Banking & Finance

2015: a yuan odyssey

Shanghai plans to become the hub for global renminbi transactions

Shanghai’s new monetary target

Command economies are all about targets. One of China’s most famous plans came about during the Great Leap Forward, in the late fifties, when Mao Zedong set a 15-year goal for the domestic steel industry to reach UK production levels (nowadays that may seem like a rather unchallenging target).

Half a century later and the goals are getting less industrial in their focus. Nowadays they often work towards creating a service economy. And one of the top objectives currently being pursued (first laid down by the State Council in 2009) is to transform Shanghai into an international financial centre by 2020.

More recently some intermediate milestones have been added to the long-term goal. A paper released last week by the NDRC, China’s top planning agency, detailed plans to increase Shanghai’s importance in the global financial arena. The most interesting is for the city to become the world centre for renminbi trading, clearing and pricing by 2015.

“The rise of Shanghai as an international financial hub must go simultaneously with the internationalisation of the renminbi, and the city must also turn itself into a global yuan product trading centre to match the rising impact of the currency,” Fang Xinghai, director of the Shanghai Financial Services Office, told the China Daily.

For this to happen, the NDRC set a number of conditions that must be met.

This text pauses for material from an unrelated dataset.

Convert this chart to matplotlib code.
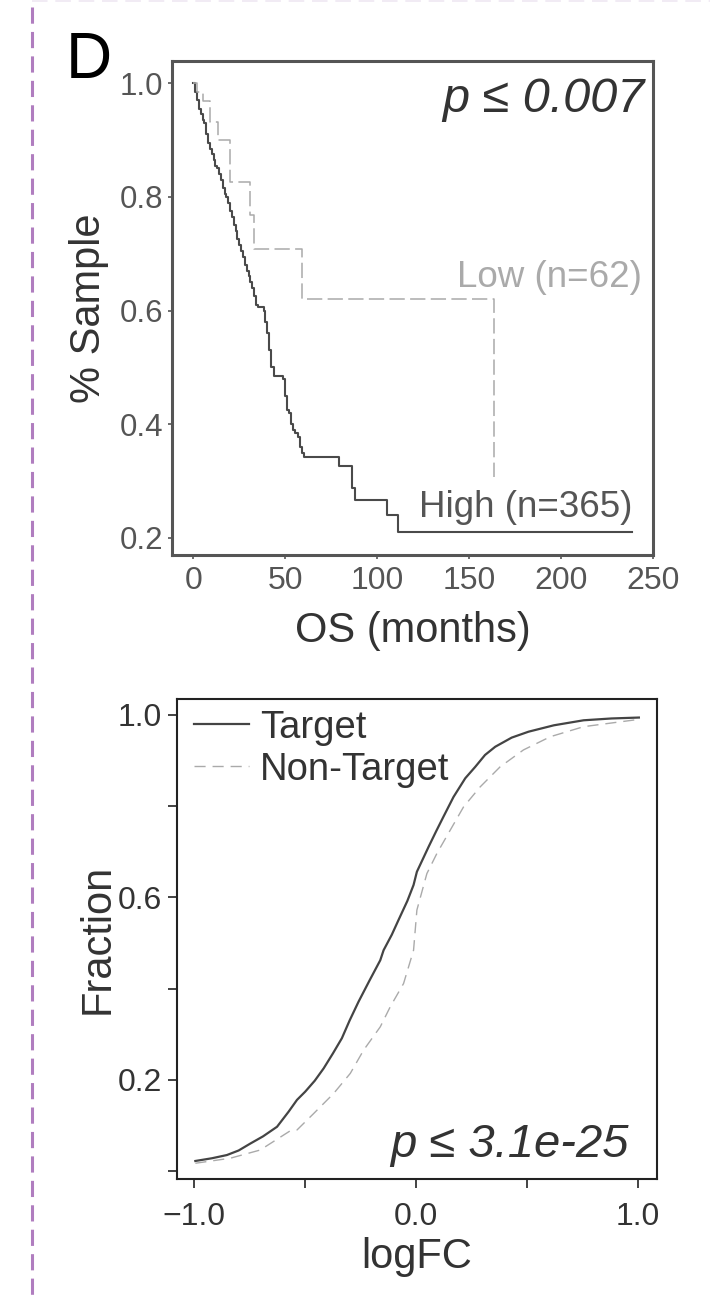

The planner aims for the Shanghai Interbank Offered Rate (Shibor) to become the benchmark for renminbi borrowing for both onshore and offshore markets. It also wants the daily renminbi mid-point, which is set by the People’s Bank of China, to be used as the global benchmark for renminbi trading.

The NDRC did not explain how these targets would be achieved and the three-year timetable looks ambitious to say the least. With regards to establishing Shibor as an international standard, the government looks as though it faces a particular struggle: “Shibor is not even a very well established benchmark onshore,” a bank strategist told Reuters.

Breakingviews columnist Gu Wei is also sceptical that Shanghai can realise international hub status before completing a series of broader economic reforms – such as dismantling capital controls, allowing for a more freely convertible renminbi, and opening the domestic market to foreign banks. None of these changes are expected soon. Without them Shanghai can become “a giant but not really global,” says Gu.

Whether or not the plans for 2015 are realistic, they will probably spook the aspiring offshore renminbi hubs. Banks doing business in Hong Kong are already benefitting from the city’s status as the international centre for offshore renminbi trading. And London is vying to become Europe’s centre for renminbi trade (see WiC136). Neither will be thrilled to hear talk of bringing the renminbi internationalisation plan back towards China.

Others say there is less need to be concerned, and that Shanghai’s renminbi role will be different to more established hubs like London and Hong Kong. HSBC economist Donna Kwok told Reuters: “Promoting Shanghai as an onshore yuan centre complements Hong Kong’s growing role as an offshore centre, and should help to strengthen the circle of onshore-offshore yuan flows underpinning the yuan trade settlement process.”

In addition to transforming into a renminbi hub for the wider world, the NDRC also expects Shanghai’s financial market trading volume (excluding foreign exchange) to double to Rmb1,000 trillion ($160 billion) by 2015. Further, the planner wants the city’s interbank bond market to be in the world’s top three by volume by the same date (it is currently number five), while the relatively small derivatives market is expected to enter the global top five too.